→ **SET PROBLEM**: Extract the first line of the entries below and every line after it up to the one containing "import plotly.graph_objects as go", both kept. Pictures are excluded.

[Recorded data]
┌──

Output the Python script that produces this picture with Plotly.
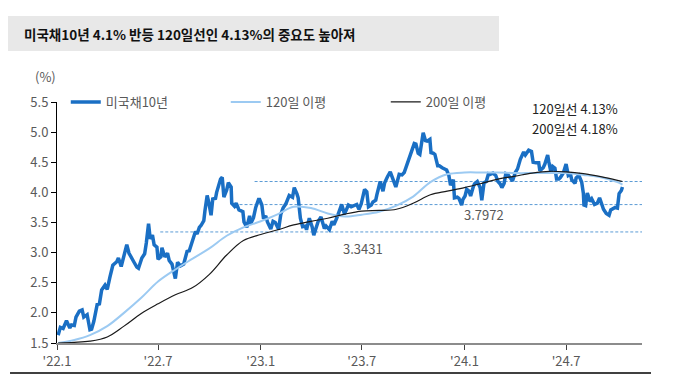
import plotly.graph_objects as go

# ---- data ----
ust_dates = [
 "2022-01-03","2022-01-07","2022-01-12","2022-01-18","2022-01-24","2022-01-27","2022-02-01","2022-02-04","2022-02-10","2022-02-15",
 "2022-02-18","2022-02-24","2022-03-01","2022-03-04","2022-03-08","2022-03-14","2022-03-18","2022-03-22","2022-03-28","2022-04-01",
 "2022-04-06","2022-04-11","2022-04-18","2022-04-21","2022-04-26","2022-05-02","2022-05-06","2022-05-10","2022-05-13","2022-05-19",
 "2022-05-24","2022-05-27","2022-06-02","2022-06-07","2022-06-10","2022-06-14","2022-06-17","2022-06-21","2022-06-24","2022-06-29",
 "2022-07-01","2022-07-06","2022-07-08","2022-07-13","2022-07-18","2022-07-21","2022-07-26","2022-07-29","2022-08-01","2022-08-05",
 "2022-08-10","2022-08-16","2022-08-22","2022-08-26","2022-08-31","2022-09-06","2022-09-09","2022-09-13","2022-09-16","2022-09-21",
 "2022-09-23","2022-09-27","2022-09-30","2022-10-04","2022-10-07","2022-10-12","2022-10-14","2022-10-19","2022-10-21","2022-10-24",
 "2022-10-27","2022-11-01","2022-11-04","2022-11-09","2022-11-10","2022-11-15","2022-11-18","2022-11-23","2022-11-30","2022-12-02",
 "2022-12-07","2022-12-12","2022-12-14","2022-12-19","2022-12-23","2022-12-28","2022-12-30",
 "2023-01-03","2023-01-06","2023-01-10","2023-01-13","2023-01-19","2023-01-23","2023-01-27","2023-02-02","2023-02-06","2023-02-10",
 "2023-02-15","2023-02-21","2023-02-27","2023-03-02","2023-03-07","2023-03-09","2023-03-13","2023-03-17","2023-03-22","2023-03-24",
 "2023-03-29","2023-04-03","2023-04-06","2023-04-11","2023-04-14","2023-04-19","2023-04-25","2023-04-28","2023-05-04","2023-05-09",
 "2023-05-12","2023-05-17","2023-05-22","2023-05-26","2023-05-31","2023-06-02","2023-06-07","2023-06-12","2023-06-16","2023-06-22",
 "2023-06-26","2023-06-30","2023-07-06","2023-07-10","2023-07-13","2023-07-18","2023-07-21","2023-07-26","2023-07-28","2023-08-03",
 "2023-08-08","2023-08-11","2023-08-16","2023-08-21","2023-08-25","2023-08-31","2023-09-06","2023-09-11","2023-09-15","2023-09-21",
 "2023-09-27","2023-10-03","2023-10-06","2023-10-10","2023-10-13","2023-10-17","2023-10-19","2023-10-23","2023-10-26","2023-10-31",
 "2023-11-02","2023-11-06","2023-11-09","2023-11-14","2023-11-17","2023-11-22","2023-11-27","2023-11-30","2023-12-04","2023-12-07",
 "2023-12-12","2023-12-14","2023-12-19","2023-12-22","2023-12-27","2023-12-29",
 "2024-01-02","2024-01-05","2024-01-09","2024-01-12","2024-01-17","2024-01-19","2024-01-24","2024-01-29","2024-02-01","2024-02-05",
 "2024-02-09","2024-02-13","2024-02-16","2024-02-21","2024-02-26","2024-03-01","2024-03-05","2024-03-08","2024-03-12","2024-03-15",
 "2024-03-19","2024-03-21","2024-03-27","2024-04-01","2024-04-05","2024-04-10","2024-04-16","2024-04-19","2024-04-25","2024-04-30",
 "2024-05-03","2024-05-08","2024-05-13","2024-05-15","2024-05-21","2024-05-24","2024-05-29","2024-05-31","2024-06-04","2024-06-07",
 "2024-06-11","2024-06-14","2024-06-18","2024-06-21","2024-06-26","2024-07-01","2024-07-05","2024-07-09","2024-07-11","2024-07-17",
 "2024-07-19","2024-07-24","2024-07-29","2024-08-01","2024-08-02","2024-08-05","2024-08-08","2024-08-13","2024-08-16","2024-08-21",
 "2024-08-26","2024-08-30","2024-09-04","2024-09-06","2024-09-11","2024-09-16","2024-09-19","2024-09-24","2024-09-27","2024-10-01",
 "2024-10-03","2024-10-04","2024-10-08","2024-10-10",
]
ust_10y = [
 1.63,1.76,1.74,1.87,1.75,1.80,1.79,1.93,2.03,2.05,
 1.93,1.97,1.72,1.73,1.86,2.14,2.15,2.38,2.46,2.39,
 2.60,2.79,2.85,2.91,2.77,2.99,3.13,2.99,2.93,2.84,
 2.76,2.74,2.91,2.98,3.16,3.48,3.23,3.29,3.13,3.09,
 2.89,2.93,3.08,2.93,2.99,2.87,2.81,2.67,2.57,2.84,
 2.78,2.81,3.02,3.03,3.19,3.35,3.31,3.42,3.45,3.53,
 3.69,3.95,3.83,3.62,3.89,3.90,4.00,4.13,4.22,4.25,
 3.92,4.04,4.16,4.09,3.82,3.77,3.82,3.71,3.68,3.51,
 3.42,3.61,3.48,3.58,3.75,3.88,3.88,
 3.79,3.56,3.61,3.51,3.39,3.52,3.50,3.39,3.64,3.74,
 3.81,3.95,3.92,4.08,3.97,3.91,3.57,3.43,3.44,3.38,
 3.57,3.43,3.29,3.42,3.52,3.59,3.40,3.44,3.38,3.52,
 3.46,3.57,3.72,3.80,3.64,3.69,3.79,3.76,3.77,3.80,
 3.72,3.81,4.05,4.01,3.76,3.79,3.84,3.87,3.96,4.18,
 4.02,4.16,4.26,4.34,4.24,4.09,4.30,4.29,4.33,4.49,
 4.61,4.81,4.80,4.65,4.63,4.84,4.99,4.86,4.85,4.88,
 4.66,4.65,4.63,4.44,4.44,4.41,4.39,4.37,4.28,4.12,
 4.21,3.91,3.92,3.90,3.79,3.88,
 3.94,4.05,4.02,3.94,4.10,4.14,4.18,4.08,3.87,4.16,
 4.18,4.31,4.30,4.32,4.28,4.18,4.14,4.08,4.15,4.31,
 4.29,4.27,4.19,4.33,4.39,4.55,4.67,4.62,4.70,4.68,
 4.50,4.49,4.49,4.36,4.41,4.47,4.62,4.51,4.33,4.43,
 4.40,4.22,4.22,4.25,4.32,4.47,4.28,4.30,4.21,4.15,
 4.24,4.28,4.17,3.98,3.79,3.78,3.99,3.85,3.89,3.80,
 3.82,3.91,3.76,3.72,3.65,3.62,3.71,3.74,3.75,3.74,
 3.85,3.98,4.03,4.09,
]

ma_dates = [
 "2022-01-03","2022-02-01","2022-03-01","2022-04-01","2022-05-01","2022-06-01","2022-07-01","2022-08-01","2022-09-01","2022-10-01",
 "2022-11-01","2022-12-01","2023-01-01","2023-02-01","2023-03-01","2023-04-01","2023-05-01","2023-06-01","2023-07-01","2023-08-01",
 "2023-09-01","2023-10-01","2023-11-01","2023-12-01","2024-01-01","2024-02-01","2024-03-01","2024-04-01","2024-05-01","2024-06-01",
 "2024-07-01","2024-08-01","2024-09-01","2024-10-01","2024-10-10",
]
ma120 = [
 1.50,1.55,1.63,1.78,2.00,2.25,2.52,2.72,2.90,3.07,
 3.28,3.42,3.52,3.64,3.76,3.74,3.65,3.60,3.63,3.68,
 3.78,3.93,4.17,4.30,4.33,4.33,4.33,4.32,4.32,4.32,
 4.32,4.29,4.25,4.17,4.13,
]
ma200 = [
 1.50,1.51,1.53,1.60,1.78,1.99,2.15,2.30,2.42,2.64,
 2.96,3.20,3.30,3.38,3.46,3.52,3.57,3.64,3.69,3.70,
 3.72,3.82,3.96,4.02,4.08,4.15,4.22,4.27,4.32,4.35,
 4.34,4.31,4.26,4.20,4.18,
]

ref_levels = [4.18, 3.7972, 3.3431]
ref_starts = ["2022-12-21", "2022-11-24", "2022-07-05"]
ref_end = "2024-11-14"

x_tick_vals = ["2022-01-01","2022-07-01","2023-01-01","2023-07-01","2024-01-01","2024-07-01"]
x_tick_text = ["'22.1","'22.7","'23.1","'23.7","'24.1","'24.7"]
y_tick_vals = [1.5,2.0,2.5,3.0,3.5,4.0,4.5,5.0,5.5]

FONT = "Noto Sans CJK KR"
GRAY = "#595959"

fig = go.Figure()

for lvl, st in zip(ref_levels, ref_starts):
    fig.add_trace(go.Scatter(x=[st, ref_end], y=[lvl, lvl], mode="lines",
                             line=dict(color="#5b9bd5", width=1, dash="3px,2px"),
                             showlegend=False, hoverinfo="skip"))

fig.add_trace(go.Scatter(x=ust_dates, y=ust_10y, mode="lines", name="미국채10년",
                         line=dict(color="#1a6fc4", width=3.5)))
fig.add_trace(go.Scatter(x=ma_dates, y=ma120, mode="lines", name="120일 이평",
                         line=dict(color="#9ccaf2", width=2, shape="spline")))
fig.add_trace(go.Scatter(x=ma_dates, y=ma200, mode="lines", name="200일 이평",
                         line=dict(color="#1a1a1a", width=1.2, shape="spline")))

fig.update_layout(
    width=674, height=371,
    margin=dict(l=49, r=40, t=94, b=36, autoexpand=False),
    paper_bgcolor="white", plot_bgcolor="white",
    font=dict(family=FONT, size=13, color=GRAY),
    legend=dict(orientation="h", x=0.015, y=1.0, xanchor="left", yanchor="middle",
                entrywidth=115, entrywidthmode="pixels",
                font=dict(family=FONT, size=13, color=GRAY), bgcolor="rgba(0,0,0,0)"),
    xaxis=dict(type="date", range=["2022-01-01", ref_end], tickvals=x_tick_vals, ticktext=x_tick_text,
               showline=True, linecolor="#8c8c8c", linewidth=2, ticks="outside", ticklen=5,
               tickcolor="#404040", showgrid=False, zeroline=False, automargin=False,
               tickfont=dict(family=FONT, size=13, color=GRAY)),
    yaxis=dict(range=[1.5, 5.5], tickvals=y_tick_vals, tickformat=".1f",
               showline=True, linecolor="#000000", linewidth=1, ticks="outside", ticklen=5,
               tickcolor="#000000", showgrid=False, zeroline=False, automargin=False,
               tickfont=dict(family=FONT, size=13, color=GRAY)),
    shapes=[
        dict(type="rect", xref="paper", yref="paper", x0=-0.0838, x1=0.7556, y0=1.2116, y1=1.3568,
             fillcolor="#e8e8e8", line=dict(width=0), layer="below"),
        dict(type="line", xref="paper", yref="paper", x0=-0.0803, x1=1.0154, y0=-0.1245, y1=-0.1245,
             line=dict(color="#000000", width=1.5)),
    ],
    annotations=[
        dict(text="<b>미국채10년 4.1% 반등 120일선인 4.13%의 중요도 높아져</b>", xref="paper", yref="paper",
             x=-0.059, y=1.284, xanchor="left", yanchor="middle", showarrow=False,
             font=dict(family=FONT, size=13.5, color="#111111")),
        dict(text="(%)", xref="paper", yref="paper", x=-0.02, y=1.104, xanchor="center", yanchor="middle",
             showarrow=False, font=dict(family=FONT, size=13, color=GRAY)),
        dict(text="120일선 4.13%", xref="paper", yref="paper", x=0.8085, y=0.975, xanchor="left",
             yanchor="middle", showarrow=False, font=dict(family=FONT, size=13, color="#222222")),
        dict(text="200일선 4.18%", xref="paper", yref="paper", x=0.8085, y=0.888, xanchor="left",
             yanchor="middle", showarrow=False, font=dict(family=FONT, size=13, color="#222222")),
        dict(text="3.3431", xref="paper", yref="y", x=0.4855, y=3.07, xanchor="left", yanchor="middle",
             showarrow=False, font=dict(family=FONT, size=13, color=GRAY)),
        dict(text="3.7972", xref="paper", yref="y", x=0.6923, y=3.636, xanchor="left", yanchor="middle",
             showarrow=False, font=dict(family=FONT, size=13, color=GRAY)),
    ],
)

fig.write_html("out.html")
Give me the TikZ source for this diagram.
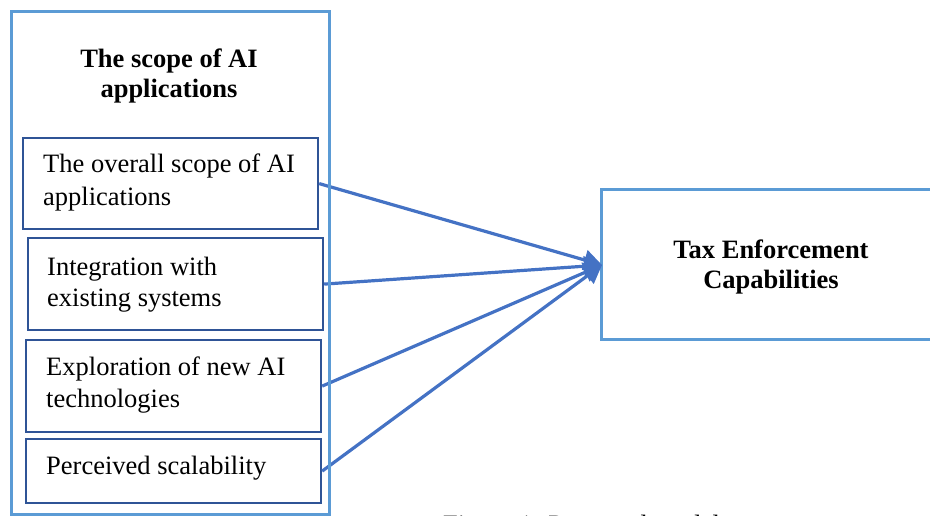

└──

→ **WRITTEN REPLY**:
Output the Python script that produces this picture with Plotly.
import plotly.graph_objects as go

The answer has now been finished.